Information supplied>
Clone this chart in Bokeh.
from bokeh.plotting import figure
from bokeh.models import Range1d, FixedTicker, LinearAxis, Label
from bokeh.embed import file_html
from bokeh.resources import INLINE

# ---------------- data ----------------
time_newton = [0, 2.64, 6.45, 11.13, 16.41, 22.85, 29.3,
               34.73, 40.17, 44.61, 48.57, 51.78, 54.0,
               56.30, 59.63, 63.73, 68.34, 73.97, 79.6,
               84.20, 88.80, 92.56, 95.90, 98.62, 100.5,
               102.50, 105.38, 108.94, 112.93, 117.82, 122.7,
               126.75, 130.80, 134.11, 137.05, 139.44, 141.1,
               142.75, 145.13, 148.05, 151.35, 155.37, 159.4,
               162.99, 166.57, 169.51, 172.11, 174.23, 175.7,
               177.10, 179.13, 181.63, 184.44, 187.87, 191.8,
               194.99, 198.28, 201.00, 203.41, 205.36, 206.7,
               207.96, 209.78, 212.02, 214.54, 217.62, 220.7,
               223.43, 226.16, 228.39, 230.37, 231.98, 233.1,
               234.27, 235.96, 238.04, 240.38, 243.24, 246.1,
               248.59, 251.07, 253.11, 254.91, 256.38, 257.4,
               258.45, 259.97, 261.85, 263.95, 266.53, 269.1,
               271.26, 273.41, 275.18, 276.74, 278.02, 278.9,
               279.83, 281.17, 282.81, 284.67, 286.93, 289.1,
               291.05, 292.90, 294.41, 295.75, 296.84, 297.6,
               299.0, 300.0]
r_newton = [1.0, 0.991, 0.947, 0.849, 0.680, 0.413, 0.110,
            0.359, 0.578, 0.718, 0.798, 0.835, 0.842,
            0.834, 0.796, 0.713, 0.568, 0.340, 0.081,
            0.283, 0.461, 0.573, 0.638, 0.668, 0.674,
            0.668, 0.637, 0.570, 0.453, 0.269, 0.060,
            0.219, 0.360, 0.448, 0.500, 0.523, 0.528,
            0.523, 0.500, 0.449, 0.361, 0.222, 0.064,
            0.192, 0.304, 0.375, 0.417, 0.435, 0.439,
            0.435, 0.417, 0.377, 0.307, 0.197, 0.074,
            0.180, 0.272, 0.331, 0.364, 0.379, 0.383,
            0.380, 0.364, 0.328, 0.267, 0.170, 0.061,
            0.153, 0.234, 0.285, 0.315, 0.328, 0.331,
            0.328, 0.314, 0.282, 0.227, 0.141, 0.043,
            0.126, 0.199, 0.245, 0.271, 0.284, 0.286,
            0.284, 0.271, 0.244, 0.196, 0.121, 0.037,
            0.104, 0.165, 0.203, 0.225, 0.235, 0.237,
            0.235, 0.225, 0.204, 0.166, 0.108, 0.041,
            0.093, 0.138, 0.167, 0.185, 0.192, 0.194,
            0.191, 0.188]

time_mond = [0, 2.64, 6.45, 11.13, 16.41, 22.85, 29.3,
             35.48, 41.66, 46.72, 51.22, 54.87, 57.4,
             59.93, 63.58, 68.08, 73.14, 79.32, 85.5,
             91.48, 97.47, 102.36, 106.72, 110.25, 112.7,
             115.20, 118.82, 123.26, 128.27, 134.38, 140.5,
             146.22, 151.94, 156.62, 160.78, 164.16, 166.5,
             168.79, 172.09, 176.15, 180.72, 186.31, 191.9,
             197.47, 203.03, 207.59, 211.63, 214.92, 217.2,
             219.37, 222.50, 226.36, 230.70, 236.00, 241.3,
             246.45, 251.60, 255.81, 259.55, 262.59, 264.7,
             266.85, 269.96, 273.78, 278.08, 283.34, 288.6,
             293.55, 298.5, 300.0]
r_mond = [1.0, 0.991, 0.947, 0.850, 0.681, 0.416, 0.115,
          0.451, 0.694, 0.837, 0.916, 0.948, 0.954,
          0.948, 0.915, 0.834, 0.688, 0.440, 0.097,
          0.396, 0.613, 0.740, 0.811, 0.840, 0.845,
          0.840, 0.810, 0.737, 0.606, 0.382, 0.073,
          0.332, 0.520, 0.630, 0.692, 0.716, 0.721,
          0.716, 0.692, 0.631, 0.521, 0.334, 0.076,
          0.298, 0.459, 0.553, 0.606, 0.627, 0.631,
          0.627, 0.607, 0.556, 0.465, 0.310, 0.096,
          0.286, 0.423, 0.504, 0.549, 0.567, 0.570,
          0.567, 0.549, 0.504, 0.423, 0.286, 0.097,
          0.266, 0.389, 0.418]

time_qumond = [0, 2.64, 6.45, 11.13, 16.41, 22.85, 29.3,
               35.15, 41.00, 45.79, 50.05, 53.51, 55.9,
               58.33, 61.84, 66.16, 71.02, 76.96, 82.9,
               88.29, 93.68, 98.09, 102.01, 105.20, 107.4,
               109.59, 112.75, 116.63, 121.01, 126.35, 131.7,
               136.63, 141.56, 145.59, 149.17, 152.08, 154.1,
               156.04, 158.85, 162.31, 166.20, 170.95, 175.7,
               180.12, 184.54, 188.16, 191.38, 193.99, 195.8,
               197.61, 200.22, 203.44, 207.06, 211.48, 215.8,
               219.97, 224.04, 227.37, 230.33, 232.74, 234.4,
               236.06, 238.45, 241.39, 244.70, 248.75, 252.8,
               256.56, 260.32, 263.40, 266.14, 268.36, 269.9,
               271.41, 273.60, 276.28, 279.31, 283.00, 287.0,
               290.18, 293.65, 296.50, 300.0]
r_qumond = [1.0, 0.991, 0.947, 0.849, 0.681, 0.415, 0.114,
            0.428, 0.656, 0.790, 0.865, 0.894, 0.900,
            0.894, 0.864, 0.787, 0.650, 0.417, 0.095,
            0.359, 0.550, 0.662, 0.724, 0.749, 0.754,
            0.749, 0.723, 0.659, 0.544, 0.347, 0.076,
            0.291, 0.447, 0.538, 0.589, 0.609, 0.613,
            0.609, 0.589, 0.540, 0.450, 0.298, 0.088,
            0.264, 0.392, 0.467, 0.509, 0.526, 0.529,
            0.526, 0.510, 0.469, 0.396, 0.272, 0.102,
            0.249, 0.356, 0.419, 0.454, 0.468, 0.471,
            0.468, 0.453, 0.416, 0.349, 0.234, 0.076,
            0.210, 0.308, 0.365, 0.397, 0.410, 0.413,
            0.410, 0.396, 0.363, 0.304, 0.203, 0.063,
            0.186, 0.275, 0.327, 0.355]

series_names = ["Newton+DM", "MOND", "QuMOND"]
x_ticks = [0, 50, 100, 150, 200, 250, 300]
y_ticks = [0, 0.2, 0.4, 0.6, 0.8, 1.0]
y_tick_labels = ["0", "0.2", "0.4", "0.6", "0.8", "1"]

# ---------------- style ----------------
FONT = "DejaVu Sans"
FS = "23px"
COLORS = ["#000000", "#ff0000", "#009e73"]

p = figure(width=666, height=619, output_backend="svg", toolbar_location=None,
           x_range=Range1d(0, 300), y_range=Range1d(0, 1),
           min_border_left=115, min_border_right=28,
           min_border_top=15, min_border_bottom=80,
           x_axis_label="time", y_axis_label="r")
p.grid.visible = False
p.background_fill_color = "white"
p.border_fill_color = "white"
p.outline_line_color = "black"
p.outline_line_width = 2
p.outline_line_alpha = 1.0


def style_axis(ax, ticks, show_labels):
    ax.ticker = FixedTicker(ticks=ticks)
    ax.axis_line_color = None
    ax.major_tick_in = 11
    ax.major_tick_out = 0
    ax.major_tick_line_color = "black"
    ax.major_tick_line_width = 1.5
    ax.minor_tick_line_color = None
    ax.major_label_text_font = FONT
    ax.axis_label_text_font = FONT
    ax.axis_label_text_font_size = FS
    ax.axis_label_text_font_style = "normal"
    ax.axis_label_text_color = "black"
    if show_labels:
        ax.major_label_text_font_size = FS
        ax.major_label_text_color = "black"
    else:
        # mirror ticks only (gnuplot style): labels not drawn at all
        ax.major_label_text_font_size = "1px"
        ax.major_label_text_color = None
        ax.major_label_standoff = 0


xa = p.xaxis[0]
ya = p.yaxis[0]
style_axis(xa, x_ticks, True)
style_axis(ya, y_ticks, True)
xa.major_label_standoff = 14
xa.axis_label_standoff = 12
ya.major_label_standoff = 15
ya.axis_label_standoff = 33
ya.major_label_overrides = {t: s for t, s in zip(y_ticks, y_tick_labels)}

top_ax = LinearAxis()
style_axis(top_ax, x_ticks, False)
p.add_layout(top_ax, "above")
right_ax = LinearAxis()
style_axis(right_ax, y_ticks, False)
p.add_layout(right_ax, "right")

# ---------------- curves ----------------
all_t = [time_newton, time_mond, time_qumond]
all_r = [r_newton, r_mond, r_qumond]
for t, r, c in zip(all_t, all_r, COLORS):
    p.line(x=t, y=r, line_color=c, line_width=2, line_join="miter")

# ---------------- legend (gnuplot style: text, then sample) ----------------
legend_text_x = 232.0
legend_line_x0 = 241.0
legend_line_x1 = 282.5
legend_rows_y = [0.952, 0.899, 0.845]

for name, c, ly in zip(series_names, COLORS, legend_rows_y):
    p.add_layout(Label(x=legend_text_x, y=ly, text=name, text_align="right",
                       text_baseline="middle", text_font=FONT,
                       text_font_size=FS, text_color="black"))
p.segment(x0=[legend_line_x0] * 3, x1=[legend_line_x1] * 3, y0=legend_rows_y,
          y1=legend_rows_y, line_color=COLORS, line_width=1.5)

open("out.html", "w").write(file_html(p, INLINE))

Aim of the exercise> Everything from the first line through the line containing "from bokeh.resources import INLINE" should be quoted exactly, and nothing beyond it.

Task result>
Clone this chart in Bokeh.
from bokeh.plotting import figure
from bokeh.models import Range1d, FixedTicker, LinearAxis, Label
from bokeh.embed import file_html
from bokeh.resources import INLINE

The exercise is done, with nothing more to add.